Vivimos malos tiempos los que nos aferramos -como lo hace Nicolás- a las convicciones, a condición desde luego de que no seamos nacionalistas y nuestro peso político, siquiera escaso, esté representado en ese patio de monipodio en el que se ha convertido el Congreso de los Diputados, donde se truecan almas por poltronas, y la única idea motora consiste en aguantar -resistir- unas semanas, unos meses, quizás unos años, en el ejercicio del poder.
Y Nicolás no es de esos a quienes el poder, su ejercicio y disfrute, le nublan el entendimiento. Ya lo abandonó cuando, en el año 1998, los atemorizados nacionalistas -los violentos y los presuntos demócratas- suscribieron el Pacto de Estella ante el auge de la marea constitucionalista que emergía en España después del asesinato de Miguel Ángel Blanco. Nicolás sería entonces consciente de que, sometido a presión, el PNV siempre escogía la huida hacia adelante como solución, y que ese partido formaba más parte del problema que de su remedio.
Sentado en su coche en la autopista Bilbao-Behovia junto con el muñidor de todos los acuerdos y desacordes, Rodolfo Ares, ordenaría Nicolás la ruptura del pacto con el partido de Arzallus. No pasaría mucho tiempo para el abrazo del Kursaal entre él y Jaime Mayor para el desalojo democrático del poder de los nacionalistas.
Y ese gesto no sería del sectario gusto de los socialistas. Apenas unas horas después de que PP y PSOE no conseguían vencer en las elecciones autonómicas al nacionalismo, ya estaba preparada la cama en la que yacería el cadáver político de Nicolás, a quien sustituía el hijo del amigo de su padre, Lalo López Albizu, ese Patxi al que la madre de Joseba Pagaza espetaría una frase lapidaria: "Harás cosas que nos helarán la sangre". Y, en efecto, en eso sigue.
Pero Nicolás continuaría aferrado al seguro timón de sus convicciones, sin hacer mudanza de partido, aunque su partido había cambiado, y mucho además. Avanzaba hacia un mercado persa en el que 7 votos sólo para la investidura -eso ha asegurado el prófugo- constituyen un precio adecuado para comprar a los secesionistas su mendaz relato de la historia -la pasada y la reciente-, y conceder el perdón y el olvido a quienes organizaron un "posmoderno" -en expresión de un importante grupo de diplomáticos- golpe de estado.
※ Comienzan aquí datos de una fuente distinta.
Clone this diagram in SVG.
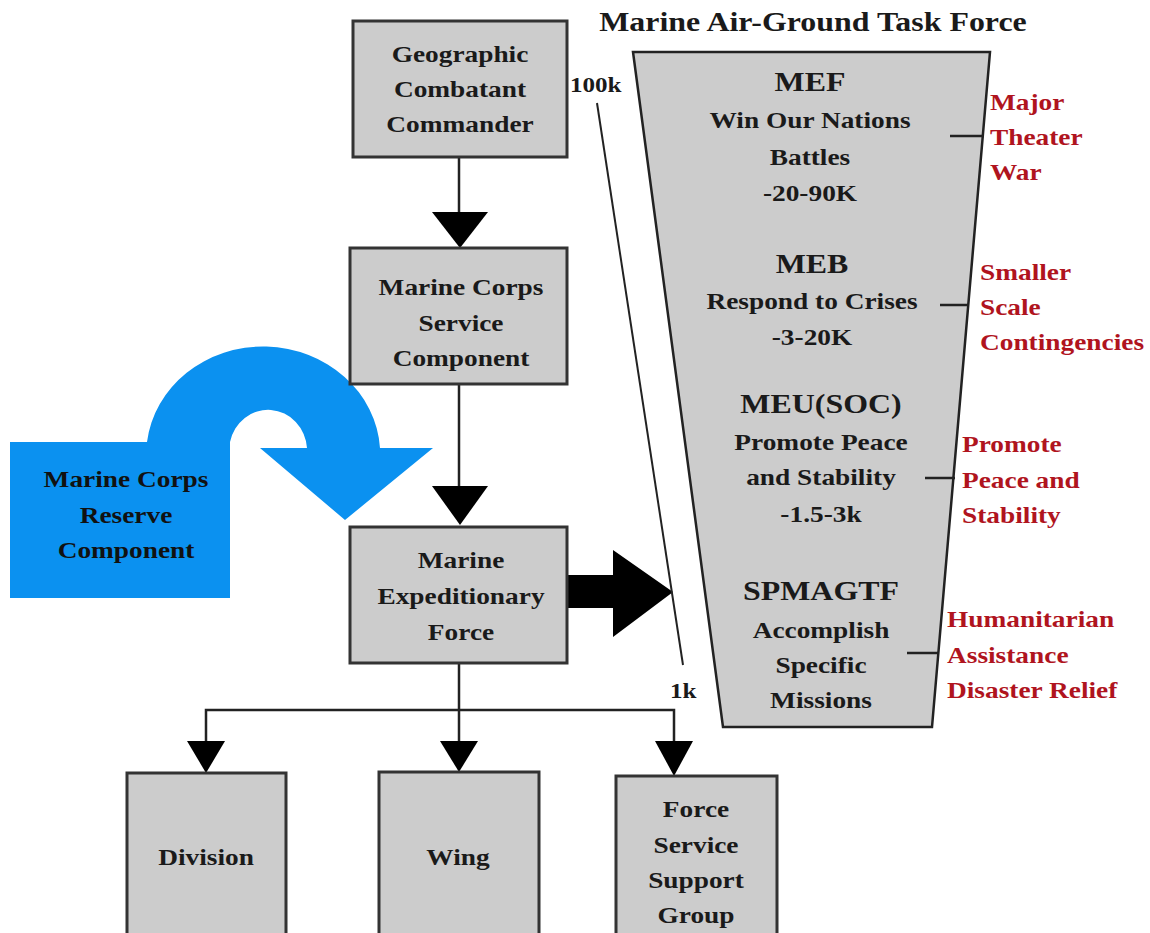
<svg xmlns="http://www.w3.org/2000/svg" width="1150" height="933" viewBox="0 0 1150 933">
<style>
.box{fill:#cccccc;stroke:#333333;stroke-width:3}
.t{font-family:"Liberation Serif","Times New Roman",serif;font-weight:bold;fill:#1a1a1a;text-anchor:middle;font-size:24px}
.ttl{font-size:28px}
.red{font-family:"Liberation Serif","Times New Roman",serif;font-weight:bold;fill:#b0141e;font-size:24px}
.lbl{font-family:"Liberation Serif","Times New Roman",serif;font-weight:bold;fill:#1a1a1a;font-size:22px}
.con{stroke:#222;stroke-width:2.5;fill:none}
.head{fill:#000}
.tick{stroke:#222;stroke-width:2.5}
</style>
<rect width="1150" height="933" fill="#ffffff"/>

<g id="reserve">
<path d="M10,442 L147,442 A117,108 0 0 1 380,448 L433,448 L345,520 L260,448 L307,448 A39,41 0 0 0 230,442 L230,598 L10,598 Z" fill="#0b91f0"/>
<text class="t" transform="translate(126,0) scale(1.14,1)" style="fill:#111"><tspan x="0" y="487">Marine Corps</tspan><tspan x="0" y="523">Reserve</tspan><tspan x="0" y="558">Component</tspan></text>
</g>

<g id="connectors">
<line class="con" x1="459" y1="157" x2="459" y2="213"/>
<polygon class="head" points="432,212 488,212 460,248"/>
<line class="con" x1="459" y1="384" x2="459" y2="487"/>
<polygon class="head" points="432,486 488,486 460,525"/>
<line class="con" x1="459" y1="663" x2="459" y2="742"/>
<polyline class="con" points="206,742 206,710 674,710 674,742"/>
<polygon class="head" points="187,741 225,741 206,773"/>
<polygon class="head" points="440,741 478,741 459,772"/>
<polygon class="head" points="655,741 693,741 674,776"/>
<polygon class="head" points="567,575 613,575 613,550 673,592 613,637 613,608 567,608"/>
<line stroke="#222" stroke-width="2" x1="597" y1="103" x2="683" y2="665"/>
</g>

<g id="gcc">
<rect class="box" x="353" y="21" width="214" height="136"/>
<text class="t" transform="translate(460,0) scale(1.14,1)"><tspan x="0" y="62">Geographic</tspan><tspan x="0" y="97">Combatant</tspan><tspan x="0" y="132">Commander</tspan></text>
</g>

<g id="mcsc">
<rect class="box" x="350" y="248" width="217" height="136"/>
<text class="t" transform="translate(461,0) scale(1.14,1)"><tspan x="0" y="295">Marine Corps</tspan><tspan x="0" y="331">Service</tspan><tspan x="0" y="366">Component</tspan></text>
</g>

<g id="mef">
<rect class="box" x="350" y="527" width="217" height="136"/>
<text class="t" transform="translate(461,0) scale(1.14,1)"><tspan x="0" y="568">Marine</tspan><tspan x="0" y="604">Expeditionary</tspan><tspan x="0" y="640">Force</tspan></text>
</g>

<g id="division">
<rect class="box" x="127" y="773" width="159" height="175"/>
<text class="t" transform="translate(206,0) scale(1.14,1)"><tspan x="0" y="865">Division</tspan></text>
</g>

<g id="wing">
<rect class="box" x="379" y="772" width="160" height="176"/>
<text class="t" transform="translate(458,0) scale(1.14,1)"><tspan x="0" y="865">Wing</tspan></text>
</g>

<g id="fssg">
<rect class="box" x="616" y="776" width="161" height="172"/>
<text class="t" transform="translate(696,0) scale(1.14,1)"><tspan x="0" y="817">Force</tspan><tspan x="0" y="853">Service</tspan><tspan x="0" y="888">Support</tspan><tspan x="0" y="923">Group</tspan></text>
</g>

<g id="magtf">
<text class="t" transform="translate(813,0) scale(1.14,1)" style="font-size:28px"><tspan x="0" y="31">Marine Air-Ground Task Force</tspan></text>
<polygon points="633,52 990,52 932,727 723,727" fill="#cccccc" stroke="#222" stroke-width="2.5" stroke-linejoin="miter"/>
<text class="t" transform="translate(810,0) scale(1.14,1)"><tspan class="ttl" x="0" y="91">MEF</tspan><tspan x="0" y="128">Win Our Nations</tspan><tspan x="0" y="165">Battles</tspan><tspan x="0" y="201">-20-90K</tspan></text>
<text class="t" transform="translate(812,0) scale(1.14,1)"><tspan class="ttl" x="0" y="273">MEB</tspan><tspan x="0" y="309">Respond to Crises</tspan><tspan x="0" y="345">-3-20K</tspan></text>
<text class="t" transform="translate(821,0) scale(1.14,1)"><tspan class="ttl" x="0" y="413">MEU(SOC)</tspan><tspan x="0" y="450">Promote Peace</tspan><tspan x="0" y="485">and Stability</tspan><tspan x="0" y="522">-1.5-3k</tspan></text>
<text class="t" transform="translate(821,0) scale(1.14,1)"><tspan class="ttl" x="0" y="600">SPMAGTF</tspan><tspan x="0" y="638">Accomplish</tspan><tspan x="0" y="673">Specific</tspan><tspan x="0" y="708">Missions</tspan></text>
</g>

<g id="scale-labels">
<text class="lbl" transform="translate(570,0) scale(1.14,1)"><tspan x="0" y="92">100k</tspan></text>
<text class="lbl" transform="translate(670,0) scale(1.14,1)"><tspan x="0" y="698">1k</tspan></text>
</g>

<g id="mission-labels">
<line class="tick" x1="950" y1="136" x2="984" y2="136"/>
<line class="tick" x1="940" y1="305" x2="969" y2="305"/>
<line class="tick" x1="925" y1="478" x2="955" y2="478"/>
<line class="tick" x1="907" y1="653" x2="939" y2="653"/>
<text class="red" transform="translate(990,0) scale(1.14,1)"><tspan x="0" y="110">Major</tspan><tspan x="0" y="145">Theater</tspan><tspan x="0" y="180">War</tspan></text>
<text class="red" transform="translate(980,0) scale(1.14,1)"><tspan x="0" y="280">Smaller</tspan><tspan x="0" y="315">Scale</tspan><tspan x="0" y="350">Contingencies</tspan></text>
<text class="red" transform="translate(962,0) scale(1.14,1)"><tspan x="0" y="452">Promote</tspan><tspan x="0" y="488">Peace and</tspan><tspan x="0" y="523">Stability</tspan></text>
<text class="red" transform="translate(947,0) scale(1.14,1)"><tspan x="0" y="627">Humanitarian</tspan><tspan x="0" y="663">Assistance</tspan><tspan x="0" y="698">Disaster Relief</tspan></text>
</g>
</svg>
Quizás Nicolás no intuyera que todo eso estaba por suceder, aunque también le pudiera ocurrir -como a tantos otros- que le venza la perplejidad de hoy a la que sólo sustituirá la de lo que vendrá mañana. Un asombro que se une inevitablemente a la observación de cómo miles de ciudadanos se concentran en defensa de la igualdad ante la sede del partido que ha sido el paladín de esa causa.
La reclamación de una España de ciudadanos libres e iguales ya no puede resultar objeto de exclusiva reivindicación por este PSOE, en el caso de que lo pudiera reclamar un partido que -como muchas formaciones de la izquierda- se han situado en el terreno de las identidades específicas, esas que se refieren a las partes que componen la sociedad y no a la gente en su conjunto. Y habrá que decir que, llegados a este punto, ya no se sabe muy bien qué es lo que une a un vasco y a un andaluz, a un gallego y a un catalán, más allá de un carnet, la esperanza o el cobro de una pensión de jubilación o -acaso- la efímera celebración de una victoria deportiva.
Y Nicolás sigue en eso, inasequible a la postración. Generoso, como cuando en el Parlamento Vasco, el lehendakari Ibarretxe poco menos que me acusó de proto-fascista por recordar la expresión que Unamuno dedicó en Salamanca a los falangistas en el año 1936. "Venceréis, pero no convenceréis", les diría el profesor bilbaino. Nicolás tuvo a bien entonces recordar mi pasado antifranquista. Por cierto, mis compañeros de bancada del PP nada habían objetado. Así era Nicolás, y así sigue siendo.